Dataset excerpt
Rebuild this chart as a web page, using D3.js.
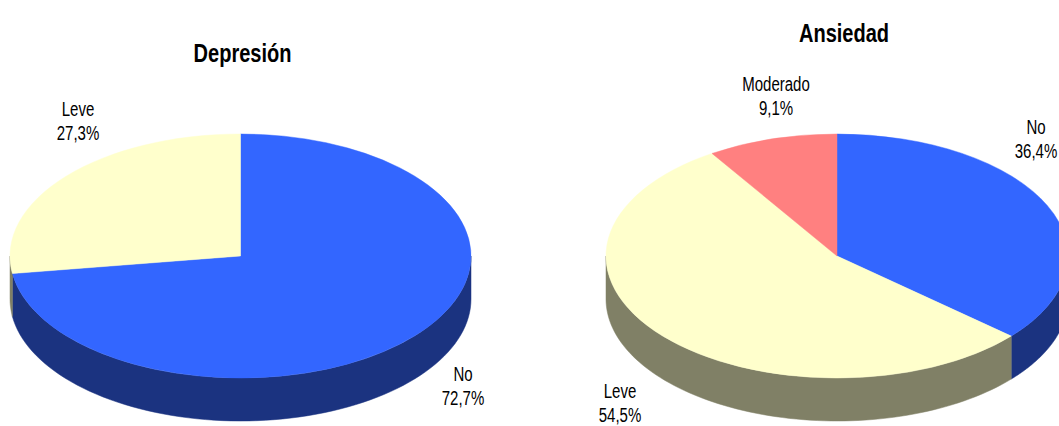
<!DOCTYPE html>
<html>
<head>
<meta charset="utf-8">
<script src="https://cdn.jsdelivr.net/npm/d3@7"></script>
<style>
html,body{margin:0;padding:0;background:#fff;overflow:hidden;}
svg{display:block;}
</style>
</head>
<body>
<svg id="chart" width="1059" height="426"></svg>
<script>
// ---- Data ----
const depresionTitle = "Depresión";
const depresionCategories = ["No", "Leve"];
const depresionValues = [72.7, 27.3];

const ansiedadTitle = "Ansiedad";
const ansiedadCategories = ["No", "Leve", "Moderado"];
const ansiedadValues = [36.4, 54.5, 9.1];

// ---- Styles ----
const topColors = {No: "#3366FF", Leve: "#FFFFCC", Moderado: "#FF8080"};
const sideColors = {No: "#1B3380", Leve: "#808066", Moderado: "#804040"};

const svg = d3.select("#chart");
const fmt = v => d3.format(".1f")(v).replace(".", ",") + "%";
const SX = 0.77;

function drawPie(cfg) {
  const {cx, cy, rx, ry, depth, cats, vals, title, titlePos, labelPos} = cfg;
  const data = cats.map((c, i) => ({cat: c, value: vals[i]}));
  const pie = d3.pie().sort(null).value(d => d.value).startAngle(0).endAngle(2 * Math.PI);
  const arcs = pie(data);
  const g = svg.append("g");

  const px = a => cx + rx * Math.sin(a);
  const py = a => cy - ry * Math.cos(a);
  const line = d3.line();

  // side walls (front half: angles between PI/2 and 3PI/2)
  arcs.forEach(a => {
    const s = Math.max(a.startAngle, Math.PI / 2);
    const e = Math.min(a.endAngle, 3 * Math.PI / 2);
    if (e <= s) return;
    const n = 80;
    const angs = d3.range(n + 1).map(i => s + (e - s) * i / n);
    const pts = angs.map(t => [px(t), py(t)])
      .concat(angs.slice().reverse().map(t => [px(t), py(t) + depth]));
    g.append("path")
      .attr("d", line(pts) + "Z")
      .attr("fill", sideColors[a.data.cat])
      .attr("stroke", sideColors[a.data.cat])
      .attr("stroke-width", 0.5);
  });

  // top faces
  const arc = d3.arc().innerRadius(0).outerRadius(rx);
  const top = g.append("g").attr("transform", `translate(${cx},${cy}) scale(1,${ry / rx})`);
  arcs.forEach(a => {
    top.append("path")
      .attr("d", arc(a))
      .attr("fill", topColors[a.data.cat])
      .attr("stroke", topColors[a.data.cat])
      .attr("stroke-width", 0.6);
  });

  // title
  svg.append("text")
    .attr("transform", `translate(${titlePos[0]},${titlePos[1]}) scale(${SX},1)`)
    .attr("text-anchor", "middle")
    .attr("font-family", "Liberation Sans, Arial, sans-serif")
    .attr("font-weight", "bold")
    .attr("font-size", 26)
    .attr("fill", "#000")
    .text(title);

  // labels
  arcs.forEach(a => {
    const p = labelPos[a.data.cat];
    const t = svg.append("text")
      .attr("transform", `translate(${p[0]},${p[1]}) scale(${SX},1)`)
      .attr("text-anchor", "middle")
      .attr("font-family", "Liberation Sans, Arial, sans-serif")
      .attr("font-size", 19.5)
      .attr("fill", "#000");
    t.append("tspan").attr("x", 0).attr("y", 0).text(a.data.cat);
    t.append("tspan").attr("x", 0).attr("y", 24).text(fmt(a.data.value));
  });
}

drawPie({
  cx: 240.5, cy: 256, rx: 230.5, ry: 122, depth: 43,
  cats: depresionCategories, vals: depresionValues, title: depresionTitle,
  titlePos: [242.5, 62],
  labelPos: {No: [463, 381], Leve: [78, 116]}
});

drawPie({
  cx: 837, cy: 256, rx: 231, ry: 122, depth: 43,
  cats: ansiedadCategories, vals: ansiedadValues, title: ansiedadTitle,
  titlePos: [844, 42],
  labelPos: {No: [1036, 134], Leve: [620, 398], Moderado: [776, 91]}
});
</script>
</body>
</html>
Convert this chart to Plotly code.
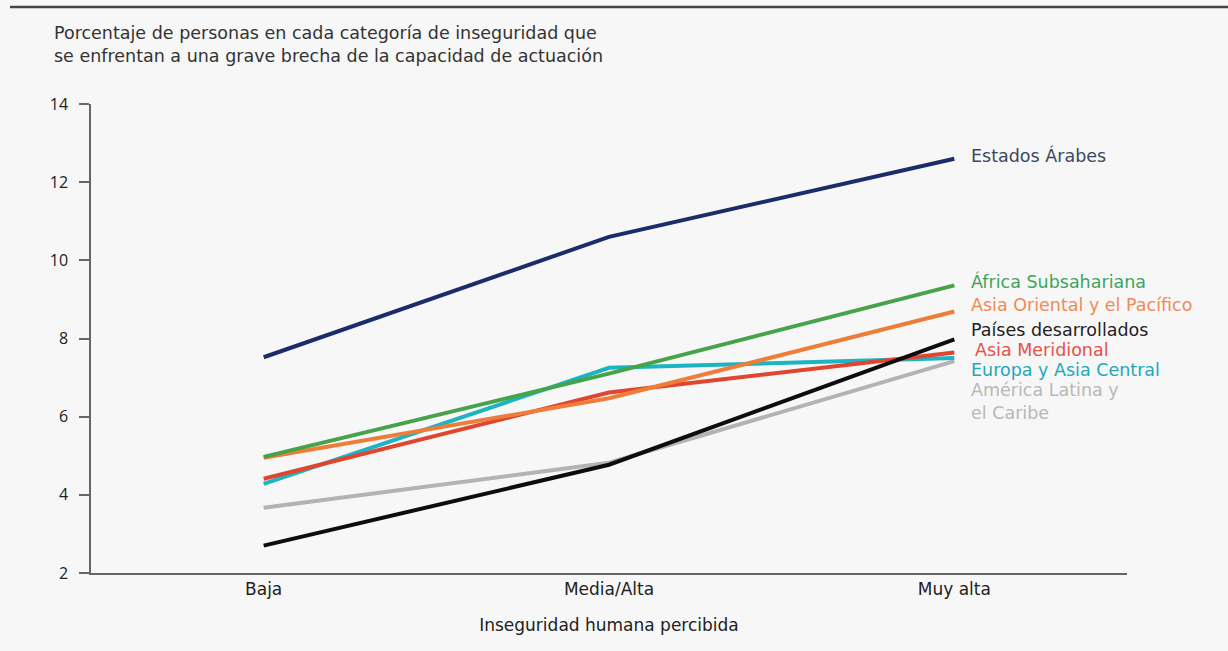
import plotly.graph_objects as go

categories = ["Baja", "Media/Alta", "Muy alta"]

series_names = [
    "América Latina y<br>el Caribe",
    "Europa y Asia Central",
    "Asia Meridional",
    "Asia Oriental y el Pacífico",
    "África Subsahariana",
    "Países desarrollados",
    "Estados Árabes",
]
values = {
    "Estados Árabes": [7.52, 10.6, 12.6],
    "África Subsahariana": [4.97, 7.1, 9.36],
    "Asia Oriental y el Pacífico": [4.95, 6.47, 8.69],
    "Países desarrollados": [2.7, 4.77, 7.98],
    "Asia Meridional": [4.41, 6.62, 7.64],
    "Europa y Asia Central": [4.28, 7.25, 7.5],
    "América Latina y<br>el Caribe": [3.67, 4.82, 7.42],
}
line_colors = {
    "Estados Árabes": "#1c2c6b",
    "África Subsahariana": "#46a349",
    "Asia Oriental y el Pacífico": "#ef7d3a",
    "Países desarrollados": "#0d0d0d",
    "Asia Meridional": "#e0452f",
    "Europa y Asia Central": "#1cb3c2",
    "América Latina y<br>el Caribe": "#b3b3b3",
}
label_colors = {
    "Estados Árabes": "#3d4763",
    "África Subsahariana": "#3fa45e",
    "Asia Oriental y el Pacífico": "#f08a55",
    "Países desarrollados": "#222222",
    "Asia Meridional": "#e4524a",
    "Europa y Asia Central": "#23a8b9",
    "América Latina y<br>el Caribe": "#b8b8b8",
}
label_y = {
    "Estados Árabes": 12.67,
    "África Subsahariana": 9.47,
    "Asia Oriental y el Pacífico": 8.86,
    "Países desarrollados": 8.21,
    "Asia Meridional": 7.70,
    "Europa y Asia Central": 7.19,
    "América Latina y<br>el Caribe": 6.40,
}
label_shift = {"Asia Meridional": 20}

yticks = [2, 4, 6, 8, 10, 12, 14]

FONT = "'DejaVu Sans', sans-serif"
TICKFONT = "'Open Sans', sans-serif"

fig = go.Figure()
for name in series_names:
    fig.add_trace(go.Scatter(
        x=[0, 1, 2], y=values[name], mode="lines",
        line=dict(color=line_colors[name], width=4),
        showlegend=False, hoverinfo="skip",
    ))
    fig.add_annotation(
        x=2, y=label_y[name], xref="x", yref="y",
        text=name, showarrow=False, xanchor="left", yanchor="middle",
        xshift=label_shift.get(name, 16), align="left", borderpad=0,
        font=dict(family=FONT, size=17.5, color=label_colors[name]),
    )

fig.add_annotation(
    xref="paper", yref="paper", x=-0.0375, y=1.1767, xanchor="left", yanchor="top",
    text="Porcentaje de personas en cada categoría de inseguridad que<br>se enfrentan a una grave brecha de la capacidad de actuación",
    showarrow=False, align="left",
    font=dict(family=FONT, size=17.5, color="#333333"),
)

# top rule
fig.add_shape(type="line", xref="paper", yref="paper",
              x0=-0.0782, x1=1.0975, y0=1.2068, y1=1.2068,
              line=dict(color="#444444", width=2.5))

fig.update_layout(
    width=1228, height=651,
    margin=dict(l=91, r=101, t=104, b=78),
    paper_bgcolor="#f7f7f7", plot_bgcolor="#f7f7f7",
    font=dict(family=FONT, color="#333333"),
    xaxis=dict(
        tickmode="array", tickvals=[0, 1, 2], ticktext=categories,
        range=[-0.5, 2.5], showgrid=False, zeroline=False,
        showline=True, linecolor="#666666", linewidth=2, ticks="",
        tickfont=dict(family=FONT, size=17, color="#222222"),
        title=dict(text="Inseguridad humana percibida", standoff=21,
                   font=dict(family=FONT, size=17, color="#222222")),
    ),
    yaxis=dict(
        range=[2, 14], tickvals=yticks, showgrid=False, zeroline=False,
        showline=True, linecolor="#666666", linewidth=1.5,
        ticks="outside", ticklen=10, tickcolor="#666666", tickwidth=1.5,
        ticklabelstandoff=8,
        tickfont=dict(family=TICKFONT, size=16, color="#222222"),
    ),
)

fig.write_html(
    "out.html",
    config={"displayModeBar": False},
    post_script="document.body.style.margin='0';document.body.style.background='#f7f7f7';",
)
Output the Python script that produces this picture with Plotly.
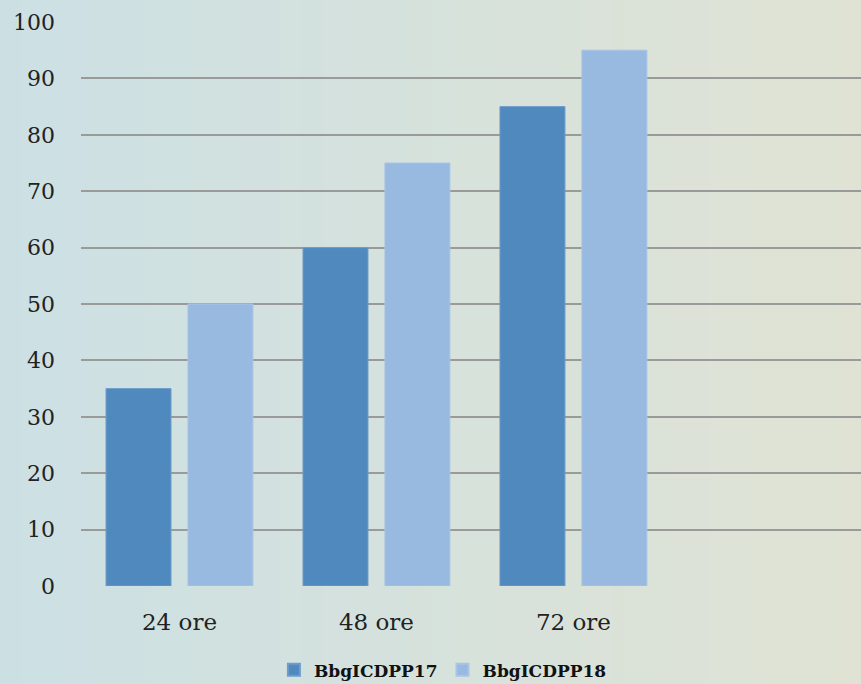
import plotly.graph_objects as go

categories = ["24 ore", "48 ore", "72 ore", " "]
series_names = ["BbgICDPP17", "BbgICDPP18"]
values_17 = [35, 60, 85, None]
values_18 = [50, 75, 95, None]
y_ticks = [0, 10, 20, 30, 40, 50, 60, 70, 80, 90, 100]

colors = ["#4F89BE", "#98B9E0"]
line_colors = ["#6E9CCB", "#A9C4E6"]
FONT = "DejaVu Serif"

fig = go.Figure()
for name, vals, c, lc in zip(series_names, [values_17, values_18], colors, line_colors):
    fig.add_trace(go.Bar(x=categories, y=vals, name=name,
                         marker=dict(color=c, line=dict(color=lc, width=1))))

# background gradient (decorative)
left = (204, 224, 228)
right = (224, 227, 212)
N = 80
x_start, x_end = -81 / 780, 1.0
shapes = []
for i in range(N):
    t = i / (N - 1)
    col = tuple(round(left[k] + (right[k] - left[k]) * t) for k in range(3))
    x0 = x_start + (x_end - x_start) * i / N
    x1 = x_start + (x_end - x_start) * (i + 1) / N + 0.002
    shapes.append(dict(type="rect", xref="paper", yref="paper",
                       x0=x0, x1=x1, y0=-0.25, y1=1.1,
                       fillcolor="rgb(%d,%d,%d)" % col, line=dict(width=0),
                       layer="below"))

fig.update_layout(
    width=861, height=684,
    margin=dict(l=81, r=0, t=22, b=98, autoexpand=False),
    paper_bgcolor="rgb(214,226,222)",
    plot_bgcolor="rgba(0,0,0,0)",
    shapes=shapes,
    barmode="group",
    bargap=0.168,
    bargroupgap=0.207,
    font=dict(family=FONT, color="#222222"),
    showlegend=True,
    legend=dict(orientation="h", x=0.464, xanchor="center",
                yref="container", y=0.02, yanchor="middle",
                font=dict(family=FONT, size=17, color="#111111", weight="bold"),
                bgcolor="rgba(0,0,0,0)", itemsizing="constant"),
    xaxis=dict(range=[-0.5, 3.46], showgrid=False, zeroline=False, showline=False,
               ticks="", tickfont=dict(size=23, family=FONT), ticklabelstandoff=20,
               fixedrange=True, automargin=False),
    yaxis=dict(range=[0, 100], tickvals=y_ticks, showgrid=True, gridcolor="#9A9A9A",
               gridwidth=1.5, zeroline=False, showline=False, ticks="",
               tickfont=dict(size=22, family=FONT), ticklabelstandoff=25,
               fixedrange=True, automargin=False),
)

fig.write_html("out.html")
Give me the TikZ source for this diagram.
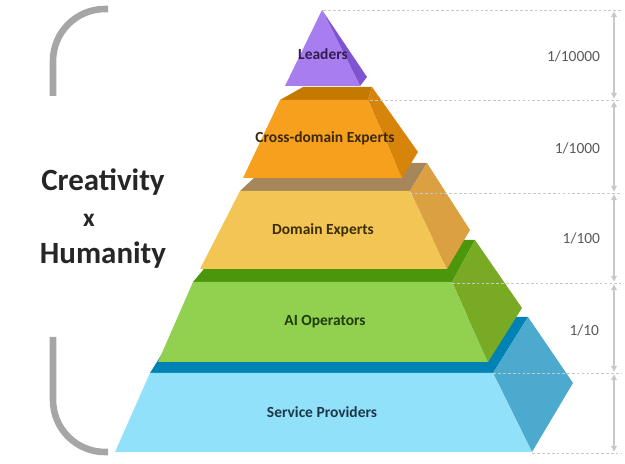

▶ **WHAT TO WORK ON**:
Determine how many lines of the listing above include the word "chart", and report that number only.

▶ **PROBLEM SOLUTION**:
4